Problem to work on
Output the material word for word. Leave each picture out.

Recorded data

** BEGIN **

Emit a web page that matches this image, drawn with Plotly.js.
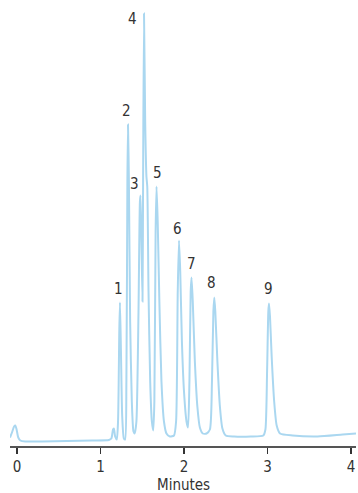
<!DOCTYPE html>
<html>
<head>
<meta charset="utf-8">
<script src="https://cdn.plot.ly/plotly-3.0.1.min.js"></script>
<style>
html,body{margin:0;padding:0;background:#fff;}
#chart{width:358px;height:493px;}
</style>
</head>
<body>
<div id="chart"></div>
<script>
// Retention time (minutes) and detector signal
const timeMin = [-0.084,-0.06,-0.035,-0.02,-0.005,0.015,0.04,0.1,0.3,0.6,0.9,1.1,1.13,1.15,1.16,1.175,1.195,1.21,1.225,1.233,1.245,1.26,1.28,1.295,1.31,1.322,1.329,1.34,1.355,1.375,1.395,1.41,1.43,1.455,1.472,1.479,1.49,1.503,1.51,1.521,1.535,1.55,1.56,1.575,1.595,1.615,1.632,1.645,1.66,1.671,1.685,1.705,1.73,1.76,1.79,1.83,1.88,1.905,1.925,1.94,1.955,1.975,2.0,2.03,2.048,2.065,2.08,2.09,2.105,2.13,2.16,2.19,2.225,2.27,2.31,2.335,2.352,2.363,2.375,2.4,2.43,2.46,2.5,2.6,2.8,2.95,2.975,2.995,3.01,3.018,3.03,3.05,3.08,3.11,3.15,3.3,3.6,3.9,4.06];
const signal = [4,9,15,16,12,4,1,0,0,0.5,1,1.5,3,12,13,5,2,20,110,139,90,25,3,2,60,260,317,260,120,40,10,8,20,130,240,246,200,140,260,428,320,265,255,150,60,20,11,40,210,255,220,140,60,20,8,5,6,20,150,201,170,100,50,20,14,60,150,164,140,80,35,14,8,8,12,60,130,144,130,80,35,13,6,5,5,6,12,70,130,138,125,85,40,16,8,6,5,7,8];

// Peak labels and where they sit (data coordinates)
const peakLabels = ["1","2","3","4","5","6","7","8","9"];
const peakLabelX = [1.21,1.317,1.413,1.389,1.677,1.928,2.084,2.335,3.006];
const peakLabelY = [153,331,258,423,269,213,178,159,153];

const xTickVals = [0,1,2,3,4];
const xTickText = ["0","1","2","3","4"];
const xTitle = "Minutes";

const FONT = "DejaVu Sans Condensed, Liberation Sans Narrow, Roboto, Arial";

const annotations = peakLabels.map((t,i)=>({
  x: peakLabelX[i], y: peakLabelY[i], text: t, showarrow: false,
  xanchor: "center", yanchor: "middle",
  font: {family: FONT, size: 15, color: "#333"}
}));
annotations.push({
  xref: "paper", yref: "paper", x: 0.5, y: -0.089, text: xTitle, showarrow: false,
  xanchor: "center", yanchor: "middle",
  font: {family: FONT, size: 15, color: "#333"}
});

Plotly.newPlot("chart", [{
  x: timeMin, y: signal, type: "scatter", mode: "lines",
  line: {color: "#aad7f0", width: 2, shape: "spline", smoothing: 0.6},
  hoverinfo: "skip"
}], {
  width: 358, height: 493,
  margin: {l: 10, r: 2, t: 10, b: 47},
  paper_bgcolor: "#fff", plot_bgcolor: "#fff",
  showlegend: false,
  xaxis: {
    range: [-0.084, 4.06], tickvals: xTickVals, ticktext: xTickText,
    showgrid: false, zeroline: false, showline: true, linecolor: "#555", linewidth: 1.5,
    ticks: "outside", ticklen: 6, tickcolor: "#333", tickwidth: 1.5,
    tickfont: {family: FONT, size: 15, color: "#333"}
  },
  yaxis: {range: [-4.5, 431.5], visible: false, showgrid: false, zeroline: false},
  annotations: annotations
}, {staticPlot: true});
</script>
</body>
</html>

** END **

Finished answer
Emit a web page that matches this image, drawn with Plotly.js.
<!DOCTYPE html>
<html>
<head>
<meta charset="utf-8">
<script src="https://cdn.plot.ly/plotly-3.0.1.min.js"></script>
<style>
html,body{margin:0;padding:0;background:#fff;}
#chart{width:358px;height:493px;}
</style>
</head>
<body>
<div id="chart"></div>
<script>
// Retention time (minutes) and detector signal
const timeMin = [-0.084,-0.06,-0.035,-0.02,-0.005,0.015,0.04,0.1,0.3,0.6,0.9,1.1,1.13,1.15,1.16,1.175,1.195,1.21,1.225,1.233,1.245,1.26,1.28,1.295,1.31,1.322,1.329,1.34,1.355,1.375,1.395,1.41,1.43,1.455,1.472,1.479,1.49,1.503,1.51,1.521,1.535,1.55,1.56,1.575,1.595,1.615,1.632,1.645,1.66,1.671,1.685,1.705,1.73,1.76,1.79,1.83,1.88,1.905,1.925,1.94,1.955,1.975,2.0,2.03,2.048,2.065,2.08,2.09,2.105,2.13,2.16,2.19,2.225,2.27,2.31,2.335,2.352,2.363,2.375,2.4,2.43,2.46,2.5,2.6,2.8,2.95,2.975,2.995,3.01,3.018,3.03,3.05,3.08,3.11,3.15,3.3,3.6,3.9,4.06];
const signal = [4,9,15,16,12,4,1,0,0,0.5,1,1.5,3,12,13,5,2,20,110,139,90,25,3,2,60,260,317,260,120,40,10,8,20,130,240,246,200,140,260,428,320,265,255,150,60,20,11,40,210,255,220,140,60,20,8,5,6,20,150,201,170,100,50,20,14,60,150,164,140,80,35,14,8,8,12,60,130,144,130,80,35,13,6,5,5,6,12,70,130,138,125,85,40,16,8,6,5,7,8];

// Peak labels and where they sit (data coordinates)
const peakLabels = ["1","2","3","4","5","6","7","8","9"];
const peakLabelX = [1.21,1.317,1.413,1.389,1.677,1.928,2.084,2.335,3.006];
const peakLabelY = [153,331,258,423,269,213,178,159,153];

const xTickVals = [0,1,2,3,4];
const xTickText = ["0","1","2","3","4"];
const xTitle = "Minutes";

const FONT = "DejaVu Sans Condensed, Liberation Sans Narrow, Roboto, Arial";

const annotations = peakLabels.map((t,i)=>({
  x: peakLabelX[i], y: peakLabelY[i], text: t, showarrow: false,
  xanchor: "center", yanchor: "middle",
  font: {family: FONT, size: 15, color: "#333"}
}));
annotations.push({
  xref: "paper", yref: "paper", x: 0.5, y: -0.089, text: xTitle, showarrow: false,
  xanchor: "center", yanchor: "middle",
  font: {family: FONT, size: 15, color: "#333"}
});

Plotly.newPlot("chart", [{
  x: timeMin, y: signal, type: "scatter", mode: "lines",
  line: {color: "#aad7f0", width: 2, shape: "spline", smoothing: 0.6},
  hoverinfo: "skip"
}], {
  width: 358, height: 493,
  margin: {l: 10, r: 2, t: 10, b: 47},
  paper_bgcolor: "#fff", plot_bgcolor: "#fff",
  showlegend: false,
  xaxis: {
    range: [-0.084, 4.06], tickvals: xTickVals, ticktext: xTickText,
    showgrid: false, zeroline: false, showline: true, linecolor: "#555", linewidth: 1.5,
    ticks: "outside", ticklen: 6, tickcolor: "#333", tickwidth: 1.5,
    tickfont: {family: FONT, size: 15, color: "#333"}
  },
  yaxis: {range: [-4.5, 431.5], visible: false, showgrid: false, zeroline: false},
  annotations: annotations
}, {staticPlot: true});
</script>
</body>
</html>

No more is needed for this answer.